§ **INFORMATION SUPPLIED**:
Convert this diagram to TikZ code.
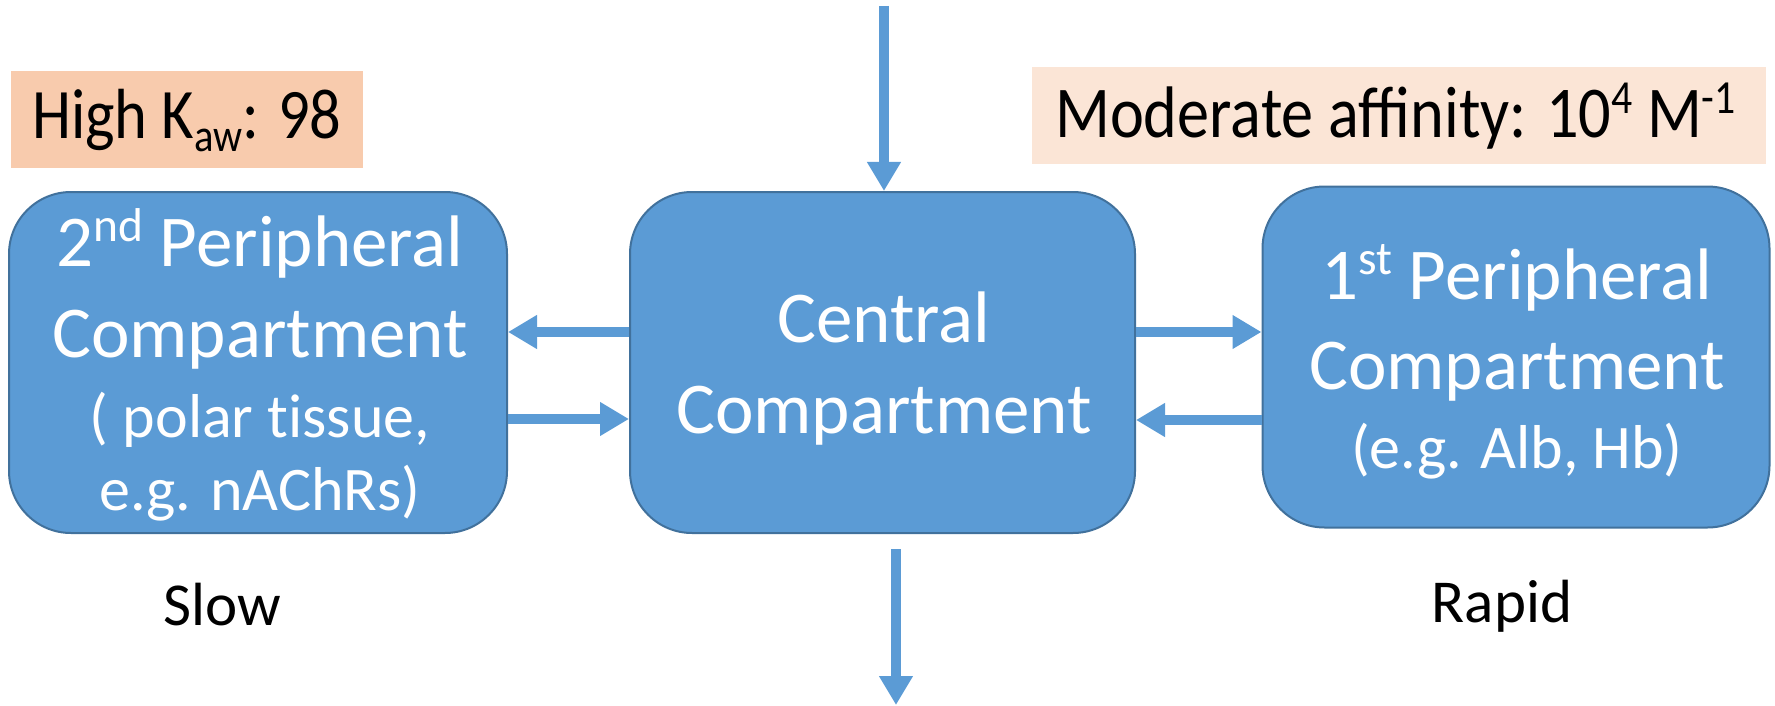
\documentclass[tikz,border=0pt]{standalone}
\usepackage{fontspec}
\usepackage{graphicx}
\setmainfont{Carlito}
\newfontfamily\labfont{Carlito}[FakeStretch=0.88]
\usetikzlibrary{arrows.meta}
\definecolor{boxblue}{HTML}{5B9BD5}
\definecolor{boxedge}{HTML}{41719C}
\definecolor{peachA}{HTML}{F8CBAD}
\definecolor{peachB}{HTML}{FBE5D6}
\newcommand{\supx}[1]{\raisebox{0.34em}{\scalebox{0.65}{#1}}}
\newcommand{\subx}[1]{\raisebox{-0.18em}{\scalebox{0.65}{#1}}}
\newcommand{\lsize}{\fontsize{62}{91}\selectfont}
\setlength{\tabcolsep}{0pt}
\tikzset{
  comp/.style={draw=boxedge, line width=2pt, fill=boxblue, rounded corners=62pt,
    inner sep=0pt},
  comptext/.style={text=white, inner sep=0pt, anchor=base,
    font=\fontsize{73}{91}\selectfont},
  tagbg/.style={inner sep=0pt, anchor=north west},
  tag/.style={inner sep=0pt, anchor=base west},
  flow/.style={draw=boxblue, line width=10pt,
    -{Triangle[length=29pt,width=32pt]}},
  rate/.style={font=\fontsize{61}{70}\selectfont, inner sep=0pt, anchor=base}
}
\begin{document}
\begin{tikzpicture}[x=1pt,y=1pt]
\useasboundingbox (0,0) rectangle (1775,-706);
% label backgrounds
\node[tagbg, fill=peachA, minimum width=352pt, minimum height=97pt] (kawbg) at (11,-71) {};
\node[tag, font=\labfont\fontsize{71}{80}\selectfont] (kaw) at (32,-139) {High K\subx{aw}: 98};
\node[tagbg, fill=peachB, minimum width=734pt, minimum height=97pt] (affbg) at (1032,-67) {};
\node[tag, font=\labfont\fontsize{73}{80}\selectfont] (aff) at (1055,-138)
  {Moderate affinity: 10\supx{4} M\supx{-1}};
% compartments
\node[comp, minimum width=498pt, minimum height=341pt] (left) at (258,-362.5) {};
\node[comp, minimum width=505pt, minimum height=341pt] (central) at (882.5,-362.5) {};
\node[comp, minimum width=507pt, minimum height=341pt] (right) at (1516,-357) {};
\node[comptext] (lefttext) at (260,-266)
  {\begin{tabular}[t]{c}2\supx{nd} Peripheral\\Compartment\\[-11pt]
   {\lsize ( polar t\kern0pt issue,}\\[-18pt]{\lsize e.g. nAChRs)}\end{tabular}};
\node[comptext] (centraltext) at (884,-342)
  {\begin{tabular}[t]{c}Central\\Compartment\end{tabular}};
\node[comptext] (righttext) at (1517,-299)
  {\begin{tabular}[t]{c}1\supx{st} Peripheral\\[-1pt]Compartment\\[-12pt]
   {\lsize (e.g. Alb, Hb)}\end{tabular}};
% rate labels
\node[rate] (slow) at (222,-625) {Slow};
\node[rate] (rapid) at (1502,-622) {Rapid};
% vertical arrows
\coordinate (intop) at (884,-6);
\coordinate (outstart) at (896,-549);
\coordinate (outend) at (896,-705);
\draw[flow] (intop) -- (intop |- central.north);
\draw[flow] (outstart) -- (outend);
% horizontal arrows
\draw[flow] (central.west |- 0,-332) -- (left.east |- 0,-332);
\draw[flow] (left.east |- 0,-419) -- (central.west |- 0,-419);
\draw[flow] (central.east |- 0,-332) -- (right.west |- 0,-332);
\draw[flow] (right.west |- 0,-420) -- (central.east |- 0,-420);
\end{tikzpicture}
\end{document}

§ **PROBLEM TO WORK ON**:
Quote the material in full and exactly; do not carry over its pictures.

§ **TASK ANSWER**:
Convert this diagram to TikZ code.
\documentclass[tikz,border=0pt]{standalone}
\usepackage{fontspec}
\usepackage{graphicx}
\setmainfont{Carlito}
\newfontfamily\labfont{Carlito}[FakeStretch=0.88]
\usetikzlibrary{arrows.meta}
\definecolor{boxblue}{HTML}{5B9BD5}
\definecolor{boxedge}{HTML}{41719C}
\definecolor{peachA}{HTML}{F8CBAD}
\definecolor{peachB}{HTML}{FBE5D6}
\newcommand{\supx}[1]{\raisebox{0.34em}{\scalebox{0.65}{#1}}}
\newcommand{\subx}[1]{\raisebox{-0.18em}{\scalebox{0.65}{#1}}}
\newcommand{\lsize}{\fontsize{62}{91}\selectfont}
\setlength{\tabcolsep}{0pt}
\tikzset{
  comp/.style={draw=boxedge, line width=2pt, fill=boxblue, rounded corners=62pt,
    inner sep=0pt},
  comptext/.style={text=white, inner sep=0pt, anchor=base,
    font=\fontsize{73}{91}\selectfont},
  tagbg/.style={inner sep=0pt, anchor=north west},
  tag/.style={inner sep=0pt, anchor=base west},
  flow/.style={draw=boxblue, line width=10pt,
    -{Triangle[length=29pt,width=32pt]}},
  rate/.style={font=\fontsize{61}{70}\selectfont, inner sep=0pt, anchor=base}
}
\begin{document}
\begin{tikzpicture}[x=1pt,y=1pt]
\useasboundingbox (0,0) rectangle (1775,-706);
% label backgrounds
\node[tagbg, fill=peachA, minimum width=352pt, minimum height=97pt] (kawbg) at (11,-71) {};
\node[tag, font=\labfont\fontsize{71}{80}\selectfont] (kaw) at (32,-139) {High K\subx{aw}: 98};
\node[tagbg, fill=peachB, minimum width=734pt, minimum height=97pt] (affbg) at (1032,-67) {};
\node[tag, font=\labfont\fontsize{73}{80}\selectfont] (aff) at (1055,-138)
  {Moderate affinity: 10\supx{4} M\supx{-1}};
% compartments
\node[comp, minimum width=498pt, minimum height=341pt] (left) at (258,-362.5) {};
\node[comp, minimum width=505pt, minimum height=341pt] (central) at (882.5,-362.5) {};
\node[comp, minimum width=507pt, minimum height=341pt] (right) at (1516,-357) {};
\node[comptext] (lefttext) at (260,-266)
  {\begin{tabular}[t]{c}2\supx{nd} Peripheral\\Compartment\\[-11pt]
   {\lsize ( polar t\kern0pt issue,}\\[-18pt]{\lsize e.g. nAChRs)}\end{tabular}};
\node[comptext] (centraltext) at (884,-342)
  {\begin{tabular}[t]{c}Central\\Compartment\end{tabular}};
\node[comptext] (righttext) at (1517,-299)
  {\begin{tabular}[t]{c}1\supx{st} Peripheral\\[-1pt]Compartment\\[-12pt]
   {\lsize (e.g. Alb, Hb)}\end{tabular}};
% rate labels
\node[rate] (slow) at (222,-625) {Slow};
\node[rate] (rapid) at (1502,-622) {Rapid};
% vertical arrows
\coordinate (intop) at (884,-6);
\coordinate (outstart) at (896,-549);
\coordinate (outend) at (896,-705);
\draw[flow] (intop) -- (intop |- central.north);
\draw[flow] (outstart) -- (outend);
% horizontal arrows
\draw[flow] (central.west |- 0,-332) -- (left.east |- 0,-332);
\draw[flow] (left.east |- 0,-419) -- (central.west |- 0,-419);
\draw[flow] (central.east |- 0,-332) -- (right.west |- 0,-332);
\draw[flow] (right.west |- 0,-420) -- (central.east |- 0,-420);
\end{tikzpicture}
\end{document}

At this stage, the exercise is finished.